I have two necklaces that I count among my favorites. Every time I wear each of them, I’m guaranteed a compliment. One was made by a local artist I met at a craft show. I’ve bought several pieces from her over the years.

The other I purchased at Macy’s department store. It’s from the 1928 Jewelry line and was made by some unknown artist. Interesting to think that he or she will never know how much pleasure his/her creation has given me.

And that’s the thing about art . . . we sometimes roll out our big, fancy projects in the hopes of getting recognition or fame or at least appreciation. And sometimes it is our signature works that bring us the most attention. But along the way, we are constantly creating other pieces without knowing what impact they have on our audiences.

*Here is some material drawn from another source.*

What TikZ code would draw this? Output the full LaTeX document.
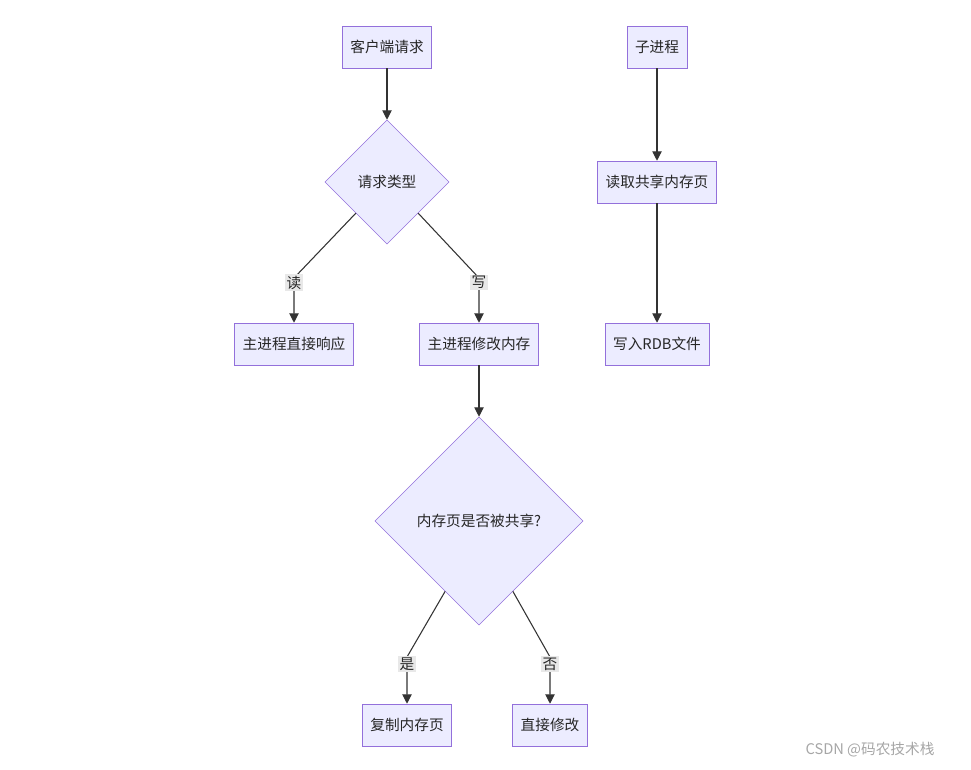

I think of the countless newsletter articles I’ve written, for example, any one of which might have helped  launch a career. I think of these blog posts and the comments I’ve received from readers telling me that my words were exactly what they needed to hear. I had hoped my books would be my legacy, but I sometimes wonder if I might not be better remembered for my clever Christmas letters.

I once asked my friend who ghost writes books how she could stand not getting public recognition for her brilliant words. She told me that’s not what she was hired for. She was hired to make the expert she was writing for look brilliant. And she did. He got the credit, but the art was all her. And the satisfaction of a job well done.

My point is, we never know which of our works will strike a chord and with whom. Which is why we must always put our best effort into everything we do and find a way to feel passionate about it all, even those “work for hire” jobs that will never carry our names. Because the best art is created from the heart. And ego doesn’t reside in the heart. Neither does your pocketbook.